With the world inevitably becoming a “global village,” immigration naturally is part and parcel of that phenomenon and in some cases, desirable. In a recently released first-ever comparative study of global immigration policies by U.S. think tanks, Partnership for a New American Economy and Partnership for New York City, researchers have identified risks facing the U.S. economy if it does not reform its immigration laws and explores the recruitment strategies of countries such as Singapore.
Titled “Not Coming to America: Why the US is Falling Behind in the Global Race for Talent,” the report identified three risks namely, a shortage of workers in innovation industries, a shortage of young workers, and slow rates of business startup activity and job creation.
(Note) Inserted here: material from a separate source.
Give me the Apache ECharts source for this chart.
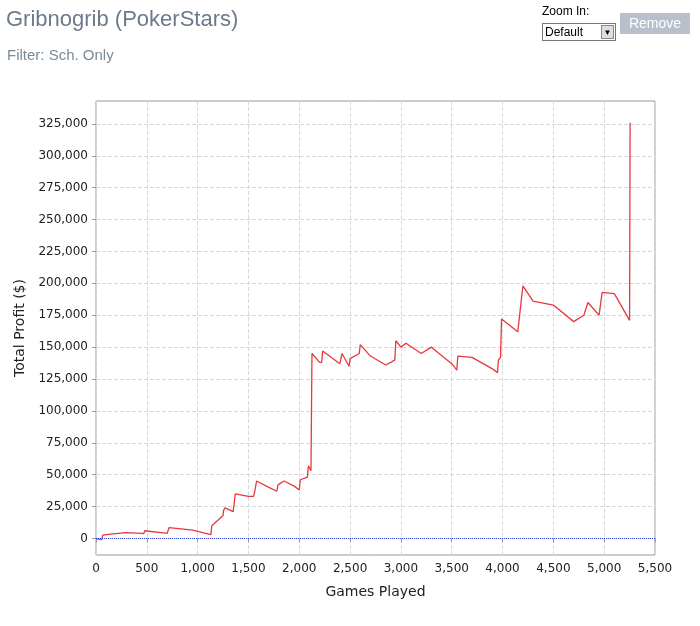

According to the report, jobs in science, technology, engineering, and mathematics (STEM) fields are increasing three times faster than jobs in the rest of the economy, but American students are not entering these innovative fields in sufficient numbers. As a result, by 2018, U.S. faces a projected shortfall of 230,000 qualified advanced-degree STEM workers.
Secondly, the U.S. population is ageing, baby boomers are retiring en masse, and the growth in the U.S. labor force has slowed to historic lows of less than 1%. Finally, the most recent U.S. census data shows that the number of business startups has hit a record low.
In comparison, Singapore’s immigration, education and business policies are intimately connected in order to attract the best and brightest to work in Singapore. Although Singapore has a growing silver population, it has been ranked by the World Economic Forum Global 2011 – 2012 Report as the leading economy in the world for producing high quality STEM education as well creating jobs to hire STEM graduates.
Institutions such as the National Technology University (NTU), Singapore University of Technology and Design (SUTD), Singapore Institute of Technology (SIT), Digipen Institute of Technology and TUM (Technische Universitaet Muenchen) Asia offer the high-calibre STEM education to local as well as regional students.
“As detailed in the study, while the U.S. was once the first choice for young dreamers with the next big idea, things have certainly changed now. Ambitious individuals now look to Singapore to start a company, as they see enormous market potential and opportunities, abundant financing possibilities, and a proactive government that buttresses the business ecosystem,” said Mr. Satish Bakhda, Rikvin’s Head of Operations.
Analysis by Rikvin shows that Singapore has over the last decade tailored its recruitment and work visa framework to become the preferred high-skilled talent capital in Asia Pacific.
Firstly, the Republic issues highly-skilled workers the Singapore employment pass to allow them to work in the Republic. Their dependants i.e. spouses and children may also pursue employment in Singapore via the Dependant Pass, and may over the years be eligible to apply for the Singapore permanent residency status. This is vastly different from the H1B visa for highly-skilled workers in the United States.
Secondly, the Singapore EntrePass (Entrepreneur Pass) scheme allows an entrepreneur with at least S$50,000 in capital and a sound business plan to stay in Singapore for an initial period of one year, with renewals available afterwards.
“In addition to these visas, a progressive corporate and income tax system, robust intellectual property protection laws, and a wide network of Free Trade and Avoidance of Double Tax Agreements (DTAs) give Singapore a defining edge in encouraging entrepreneurship and generating investor confidence in Singapore,” added Mr. Bakhda.
Furthermore, the city state’s government has been encouraging existing start-ups and multinational firms to move up the innovation and productivity chain via the Productivity and Innovation Credit (PIC) scheme. The PIC Scheme offers every business that opts for Singapore company formation an automatic 400% tax deduction or option for a 60% cash payout each year for investments made via the scheme.
“As noted by Singapore’s manpower minister, Gan Kim Yong, the Singapore government is committed to attracting and retaining the best and brightest to complement our workforce. Having a holistic immigration framework that includes pragmatic work visa policies, green card opportunities and cohesive new migrants programs not only serve the economy’s needs but motivate the best and brightest to come to our shores,” concluded Mr. Bakhda.